ロバート・ゼメキスらしい細かなネタ、伏線回収も多く、繰り返し見ても楽しめると思う。
- メリル・ストリープが「マデリーン」、ゴールディ・ホーンが「ヘレン」という役名なのだが、お互いを「マッド (Mad)」「ヘル (Hell)」と呼び合っていて、皮肉が効いている。
- ブルース・ウィリス演じるアーネストはダーツが趣味だが、年老いて腕が鈍っていた。しかし「謎の美女」にお試しで (ブルース・ウィリス本人の利き手でもある) 左手に秘薬を垂らしたことで、左手だけが若返る。その直後、秘薬を飲むことを拒否して逃げ出すのだが、若返って精度が戻った左手を使ってモノを投げ、見事に壁のスイッチを押すことに成功する。

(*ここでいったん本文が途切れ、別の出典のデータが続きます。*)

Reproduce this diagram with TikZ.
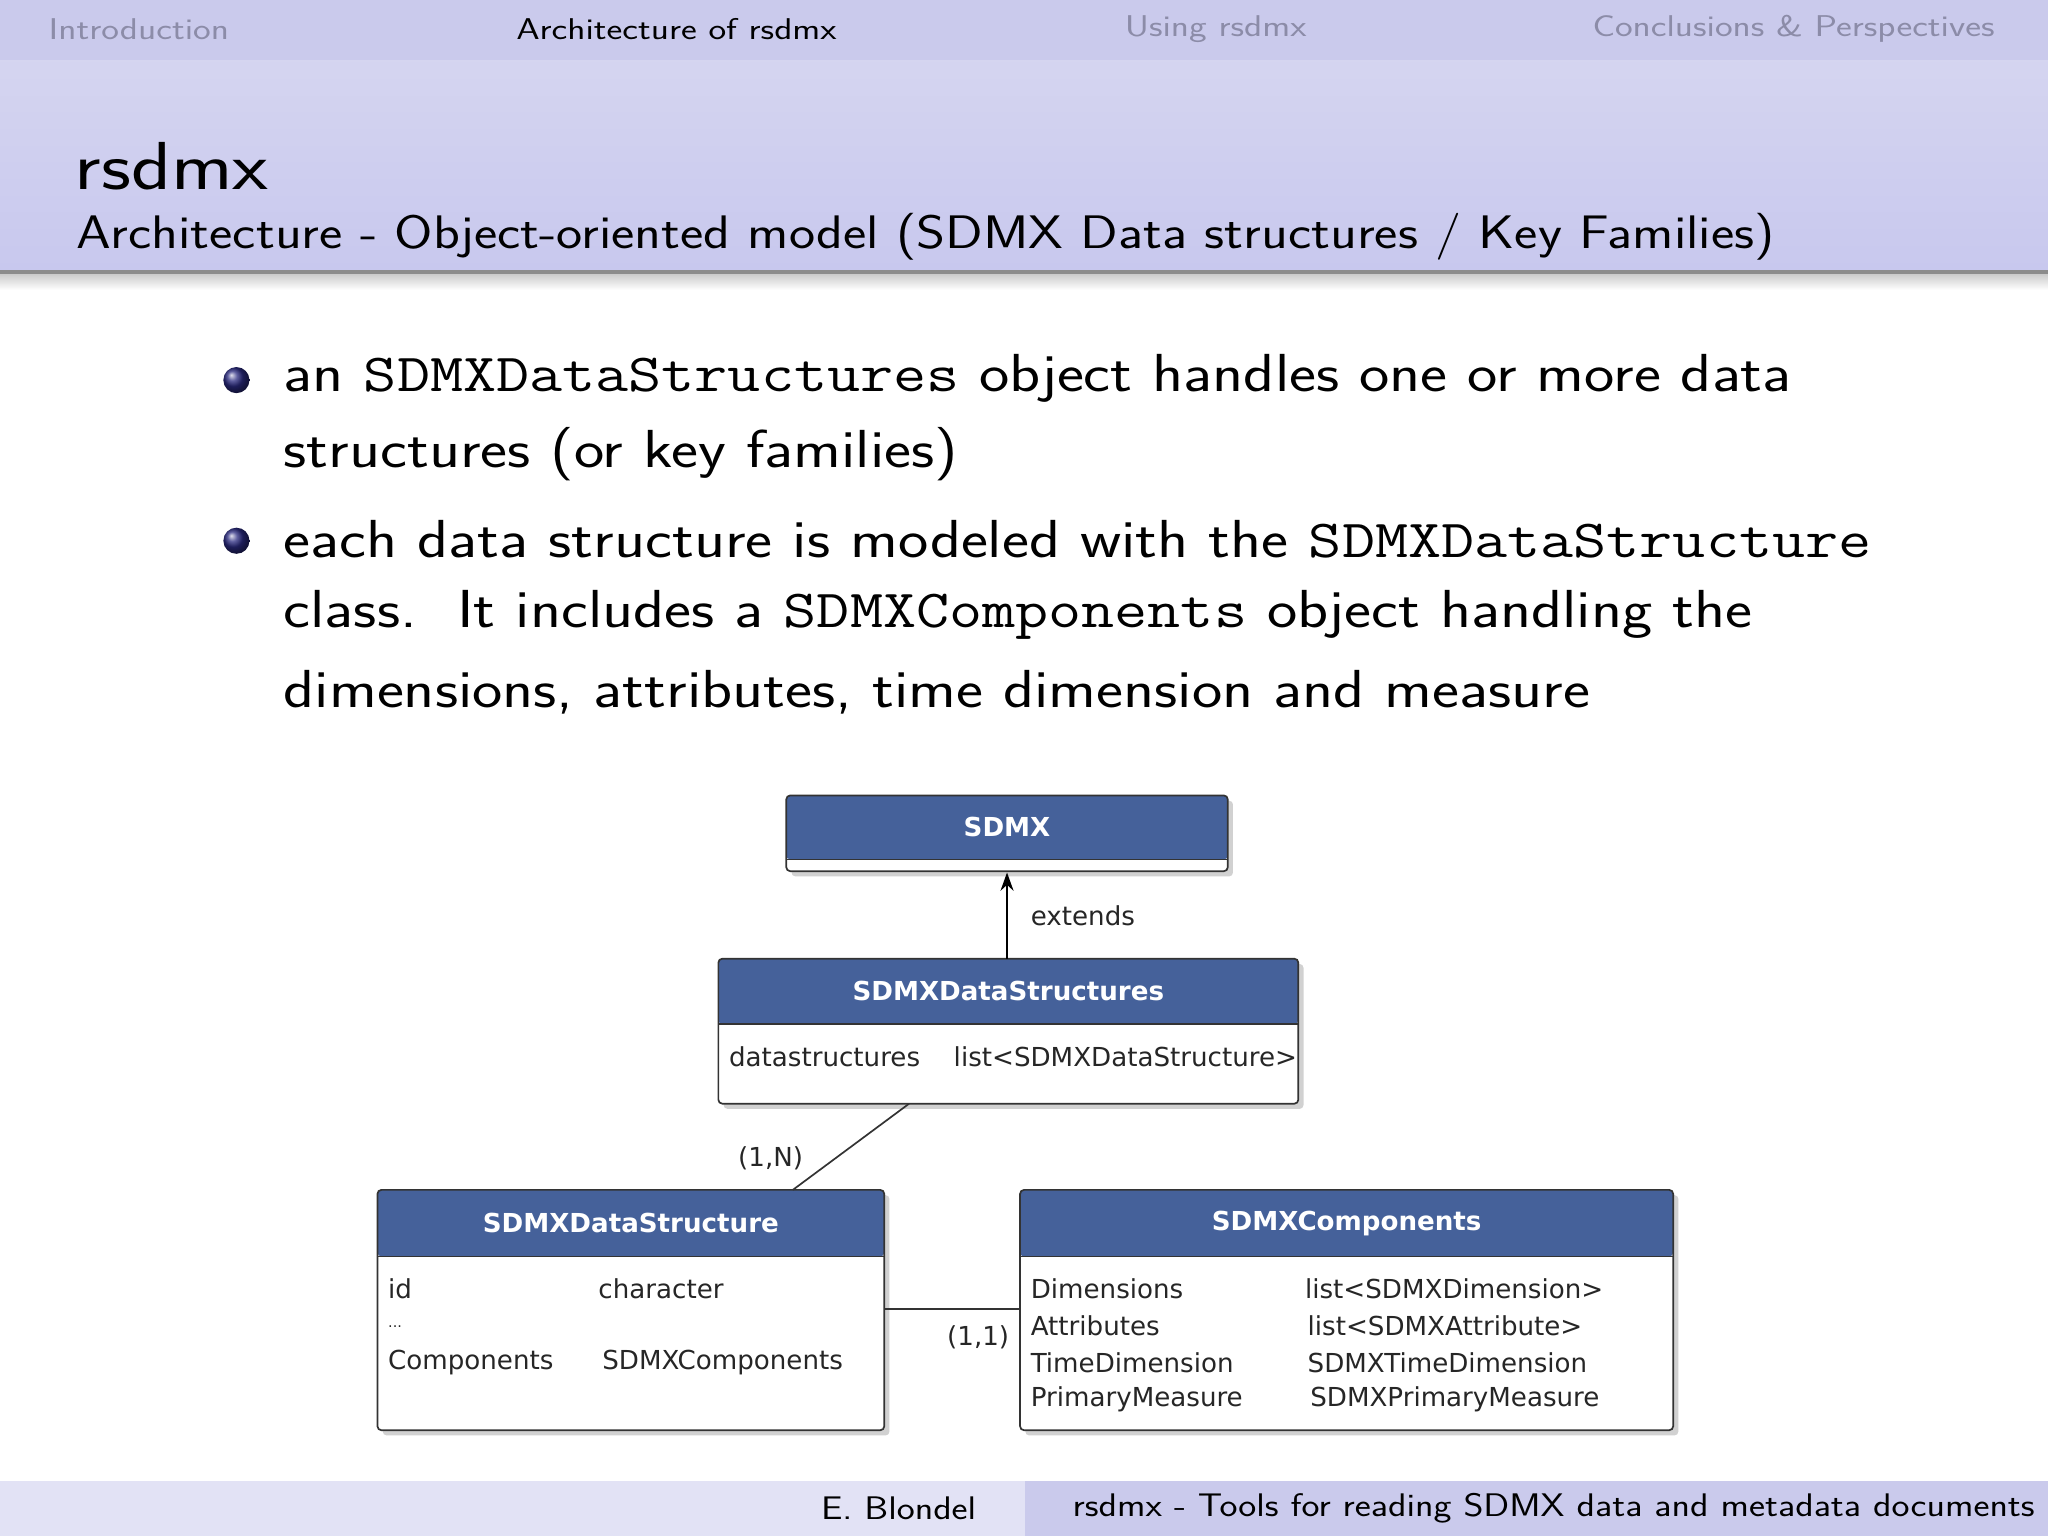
\documentclass[tikz,border=0pt]{standalone}
\usepackage{fontspec}
\setsansfont{Latin Modern Sans}
\setmonofont{Latin Modern Mono}
\newfontfamily\umlfont{DejaVu Sans}
\usetikzlibrary{arrows.meta}
\definecolor{navbg}{HTML}{CACAEC}
\definecolor{titlebg}{HTML}{C8C8EE}
\definecolor{navgray}{HTML}{8C8CA8}
\definecolor{umlblue}{HTML}{45619A}
\definecolor{ballblue}{HTML}{2A2A80}
\tikzset{
 wide/.style={xscale=#1,transform shape},
 navtxt/.style={anchor=west,inner sep=0,font=\sffamily\fontsize{23}{26}\selectfont,text=navgray,wide=1.25},
 bodytxt/.style={anchor=west,inner sep=0,font=\sffamily\fontsize{41}{48}\selectfont,wide=1.2},
 umlhead/.style={anchor=center,inner sep=0,font=\umlfont\bfseries\fontsize{20}{24}\selectfont,text=white},
 umltxt/.style={anchor=west,inner sep=0,font=\umlfont\fontsize{20}{24}\selectfont,text=black!85},
 boxline/.style={draw=black!80,line width=1.3pt,rounded corners=3pt},
}
\newcommand{\umlbox}[6]{% name, x1,y1,x2,y2, headbottom
 \fill[black!18,rounded corners=3pt] (#2+4,#3+4) rectangle (#4+4,#5+4);
 \fill[white,rounded corners=3pt] (#2,#3) rectangle (#4,#5);
 \fill[umlblue,rounded corners=3pt] (#2,#3) rectangle (#4,#6);
 \draw[black!80,line width=1.3pt] (#2,#6) -- (#4,#6);
 \draw[boxline] (#2,#3) rectangle (#4,#5);
 \coordinate (#1-c) at ({(#2+#4)/2},{(#3+#6)/2});
}
\begin{document}
\begin{tikzpicture}[x=1pt,y=-1pt]
\useasboundingbox (0,0) rectangle (1568,1176);
\fill[white] (0,0) rectangle (1568,1176);
% nav bar
\fill[navbg] (0,0) rectangle (1568,46);
\shade[top color=navbg!80,bottom color=titlebg] (0,46) rectangle (1568,207);
\fill[black!45] (0,207) rectangle (1568,210);
\shade[top color=black!20,bottom color=white] (0,210) rectangle (1568,222);
\node[navtxt] (n1) at (37,22) {Introduction};
\node[navtxt,text=black] (n2) at (395,22) {Architecture of rsdmx};
\node[navtxt] (n3) at (861,22) {Using rsdmx};
\node[navtxt] (n4) at (1219,22) {Conclusions \& Perspectives};
\node[anchor=west,inner sep=0,font=\sffamily\fontsize{52}{60}\selectfont,wide=1.22] (t1) at (57,127) {rsdmx};
\node[anchor=west,inner sep=0,font=\sffamily\fontsize{36}{42}\selectfont,wide=1.18] (t2) at (58,181) {Architecture - Object-oriented model (SDMX Data structures / Key Families)};
% bullets
\shade[ball color=ballblue] (181,291) circle (10);
\shade[ball color=ballblue] (181,414) circle (10);
\node[bodytxt] (b1) at (217,290) {an \texttt{SDMXDataStructures} object handles one or more data};
\node[bodytxt] (b2) at (217,348) {structures (or key families)};
\node[bodytxt] (b3) at (217,413) {each data structure is modeled with the \texttt{SDMXDataStructure}};
\node[bodytxt] (b4) at (217,471) {class.\ \ It includes a \texttt{SDMXComponents} object handling the};
\node[bodytxt] (b5) at (217,530) {dimensions, attributes, time dimension and measure};
% UML
\umlbox{sdmx}{602}{609}{940}{667}{658}
\node[umlhead] (hsdmx) at (sdmx-c) {SDMX};
\umlbox{dss}{550}{734}{994}{845}{784}
\node[umlhead] (hdss) at (dss-c) {SDMXDataStructures};
\node[umltxt] (r1) at (558,809) {datastructures};
\node[umltxt] (r2) at (730,809) {list<SDMXDataStructure>};
\umlbox{ds}{289}{911}{677}{1095}{962}
\node[umlhead] (hds) at (ds-c) {SDMXDataStructure};
\node[umltxt] (d1) at (297,987) {id};
\node[umltxt] (d2) at (458,987) {character};
\node[umltxt,font=\umlfont\fontsize{11}{12}\selectfont] (d3) at (297,1016) {...};
\node[umltxt] (d4) at (297,1043) {Components};
\node[umltxt] (d5) at (461,1043) {SDMXComponents};
\umlbox{cp}{781}{911}{1281}{1095}{962}
\node[umlhead] (hcp) at (cp-c) {SDMXComponents};
\node[umltxt] (c1) at (789,987) {Dimensions};
\node[umltxt] (c2) at (999,987) {list<SDMXDimension>};
\node[umltxt] (c3) at (789,1015) {Attributes};
\node[umltxt] (c4) at (1001,1015) {list<SDMXAttribute>};
\node[umltxt] (c5) at (789,1043) {TimeDimension};
\node[umltxt] (c6) at (1001,1043) {SDMXTimeDimension};
\node[umltxt] (c7) at (789,1071) {PrimaryMeasure};
\node[umltxt] (c8) at (1003,1071) {SDMXPrimaryMeasure};
% connectors
\coordinate (a1) at (771,734);
\coordinate (a2) at (771,668);
\draw[black,line width=1.3pt,-{Stealth[length=14pt,width=10pt]}] (a1) -- (a2);
\node[umltxt] (ext) at (789,701) {extends};
\coordinate (l1) at (696,845);
\coordinate (l2) at (607,911);
\draw[black!80,line width=1.3pt] (l1) -- (l2);
\node[umltxt] (m1) at (565,887) {(1,N)};
\coordinate (k1) at (677,1002);
\coordinate (k2) at (781,1002);
\draw[black!80,line width=1.3pt] (k1) -- (k2);
\node[umltxt] (m2) at (725,1024) {(1,1)};
% footer
\fill[navbg!55] (0,1134) rectangle (785,1176);
\fill[navbg] (785,1134) rectangle (1568,1176);
\node[anchor=center,inner sep=0,font=\sffamily\fontsize{25}{28}\selectfont,wide=1.17] (f1) at (688,1155) {E. Blondel};
\begin{scope}
\clip (785,1134) rectangle (1568,1176);
\node[anchor=west,inner sep=0,font=\sffamily\fontsize{25}{28}\selectfont,wide=1.17] (f2) at (821,1155) {rsdmx - Tools for reading SDMX data and metadata documents in R};
\end{scope}
\end{tikzpicture}
\end{document}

- 謎の美女が住む館では、時折「秘密クラブ」の集まりが開催されていて、そこにマリリン・モンローやエルビス・プレスリー、ジェームス・ディーンなどが参加しているという小ネタが挟まっている (いずれももちろんソックリさんが演じているのだがw)。不老の姿を長く公に晒していると怪しまれてしまうので、引退したり死を偽装したりして後はヒッソリ暮らしましょう、というのが「秘密クラブ」の掟になっているのだ。「一人にしてほしい」という名言で有名な女優、グレタ・ガルボも、この秘薬を使った後に隠居した、というネタに使われている。1992年の公開当時からすると、1990年に亡くなっている方なので、知名度とともにタイムリーなネタだったのだろう。
- メリルに秘密クラブを紹介したエステ会社の社長も、秘薬を使った人間で、序盤の登場時に目の様子がおかしいことが分かる。コレは既に秘薬を使ってからしばらく経っていてメンテナンスしきれていないことを表現しているようだ。また、終盤の「秘密クラブ」で、「皆様に死の偽装工作を手伝ってもらった」と感謝を述べていたりする。
よく「不老不死」や「永遠の若さ」は憧れを抱くものではあるが、いざそれが実現したとすると、「永遠に死ねない」という負の側面もある。優柔不断で女性からの誘惑に弱いブルース・ウィリスが引き起こした一連の騒動であり、ブラック・コメディではあるが、意外と深いテーマが示されている。